• The request:
Return each line of the data below exactly, omitting any pictures.
* start *
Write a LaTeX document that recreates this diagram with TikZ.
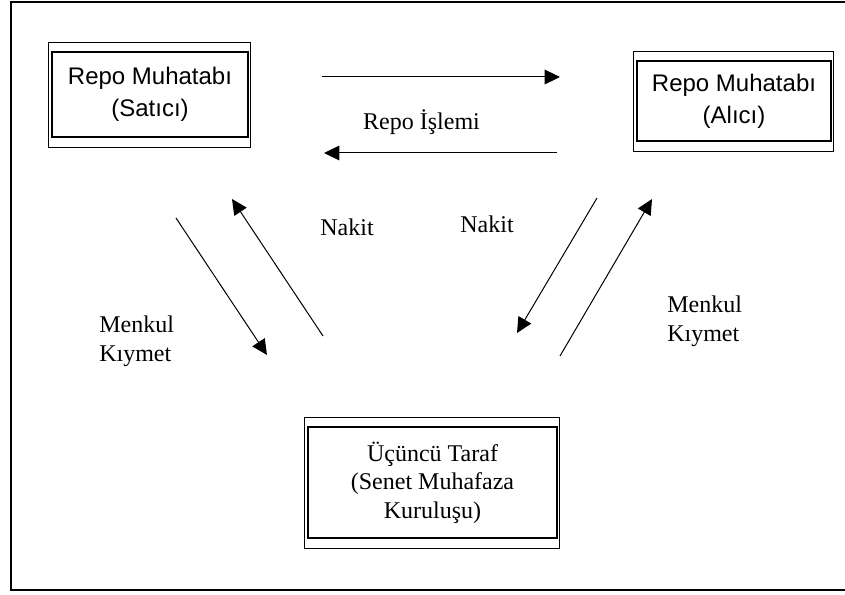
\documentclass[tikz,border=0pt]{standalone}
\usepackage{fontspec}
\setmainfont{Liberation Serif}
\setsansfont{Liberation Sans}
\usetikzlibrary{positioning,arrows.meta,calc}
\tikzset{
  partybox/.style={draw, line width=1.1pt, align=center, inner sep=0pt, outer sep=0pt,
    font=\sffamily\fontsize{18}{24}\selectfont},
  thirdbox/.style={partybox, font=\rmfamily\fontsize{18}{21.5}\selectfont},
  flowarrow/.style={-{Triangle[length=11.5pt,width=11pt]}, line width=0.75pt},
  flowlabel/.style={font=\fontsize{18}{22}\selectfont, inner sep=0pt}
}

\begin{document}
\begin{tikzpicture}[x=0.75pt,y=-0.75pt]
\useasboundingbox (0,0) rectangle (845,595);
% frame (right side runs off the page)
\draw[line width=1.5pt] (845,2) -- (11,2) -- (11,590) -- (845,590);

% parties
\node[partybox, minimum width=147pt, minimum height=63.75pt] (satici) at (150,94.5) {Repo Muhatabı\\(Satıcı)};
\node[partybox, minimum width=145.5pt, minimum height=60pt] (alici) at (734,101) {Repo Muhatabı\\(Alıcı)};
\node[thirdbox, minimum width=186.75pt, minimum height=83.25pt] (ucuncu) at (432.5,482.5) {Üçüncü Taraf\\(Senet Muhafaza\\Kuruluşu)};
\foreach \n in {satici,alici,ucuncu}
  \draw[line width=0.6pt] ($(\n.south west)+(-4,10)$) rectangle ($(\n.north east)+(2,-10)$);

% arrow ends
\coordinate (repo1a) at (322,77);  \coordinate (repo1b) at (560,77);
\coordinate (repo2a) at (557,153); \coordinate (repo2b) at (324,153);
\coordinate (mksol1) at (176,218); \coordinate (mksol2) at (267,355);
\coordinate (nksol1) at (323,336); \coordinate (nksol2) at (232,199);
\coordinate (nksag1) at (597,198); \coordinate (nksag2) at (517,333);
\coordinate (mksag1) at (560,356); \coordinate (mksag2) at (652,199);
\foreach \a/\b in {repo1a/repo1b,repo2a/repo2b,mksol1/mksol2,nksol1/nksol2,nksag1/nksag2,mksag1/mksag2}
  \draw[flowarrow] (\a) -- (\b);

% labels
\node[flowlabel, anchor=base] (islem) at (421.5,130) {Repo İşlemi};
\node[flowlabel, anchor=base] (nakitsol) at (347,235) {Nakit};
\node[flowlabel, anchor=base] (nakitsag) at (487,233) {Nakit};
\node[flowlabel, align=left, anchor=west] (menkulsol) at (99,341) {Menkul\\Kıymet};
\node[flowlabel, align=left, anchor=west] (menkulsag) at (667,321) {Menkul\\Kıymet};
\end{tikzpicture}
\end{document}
* end *
• Complete response:
Write a LaTeX document that recreates this diagram with TikZ.
\documentclass[tikz,border=0pt]{standalone}
\usepackage{fontspec}
\setmainfont{Liberation Serif}
\setsansfont{Liberation Sans}
\usetikzlibrary{positioning,arrows.meta,calc}
\tikzset{
  partybox/.style={draw, line width=1.1pt, align=center, inner sep=0pt, outer sep=0pt,
    font=\sffamily\fontsize{18}{24}\selectfont},
  thirdbox/.style={partybox, font=\rmfamily\fontsize{18}{21.5}\selectfont},
  flowarrow/.style={-{Triangle[length=11.5pt,width=11pt]}, line width=0.75pt},
  flowlabel/.style={font=\fontsize{18}{22}\selectfont, inner sep=0pt}
}

\begin{document}
\begin{tikzpicture}[x=0.75pt,y=-0.75pt]
\useasboundingbox (0,0) rectangle (845,595);
% frame (right side runs off the page)
\draw[line width=1.5pt] (845,2) -- (11,2) -- (11,590) -- (845,590);

% parties
\node[partybox, minimum width=147pt, minimum height=63.75pt] (satici) at (150,94.5) {Repo Muhatabı\\(Satıcı)};
\node[partybox, minimum width=145.5pt, minimum height=60pt] (alici) at (734,101) {Repo Muhatabı\\(Alıcı)};
\node[thirdbox, minimum width=186.75pt, minimum height=83.25pt] (ucuncu) at (432.5,482.5) {Üçüncü Taraf\\(Senet Muhafaza\\Kuruluşu)};
\foreach \n in {satici,alici,ucuncu}
  \draw[line width=0.6pt] ($(\n.south west)+(-4,10)$) rectangle ($(\n.north east)+(2,-10)$);

% arrow ends
\coordinate (repo1a) at (322,77);  \coordinate (repo1b) at (560,77);
\coordinate (repo2a) at (557,153); \coordinate (repo2b) at (324,153);
\coordinate (mksol1) at (176,218); \coordinate (mksol2) at (267,355);
\coordinate (nksol1) at (323,336); \coordinate (nksol2) at (232,199);
\coordinate (nksag1) at (597,198); \coordinate (nksag2) at (517,333);
\coordinate (mksag1) at (560,356); \coordinate (mksag2) at (652,199);
\foreach \a/\b in {repo1a/repo1b,repo2a/repo2b,mksol1/mksol2,nksol1/nksol2,nksag1/nksag2,mksag1/mksag2}
  \draw[flowarrow] (\a) -- (\b);

% labels
\node[flowlabel, anchor=base] (islem) at (421.5,130) {Repo İşlemi};
\node[flowlabel, anchor=base] (nakitsol) at (347,235) {Nakit};
\node[flowlabel, anchor=base] (nakitsag) at (487,233) {Nakit};
\node[flowlabel, align=left, anchor=west] (menkulsol) at (99,341) {Menkul\\Kıymet};
\node[flowlabel, align=left, anchor=west] (menkulsag) at (667,321) {Menkul\\Kıymet};
\end{tikzpicture}
\end{document}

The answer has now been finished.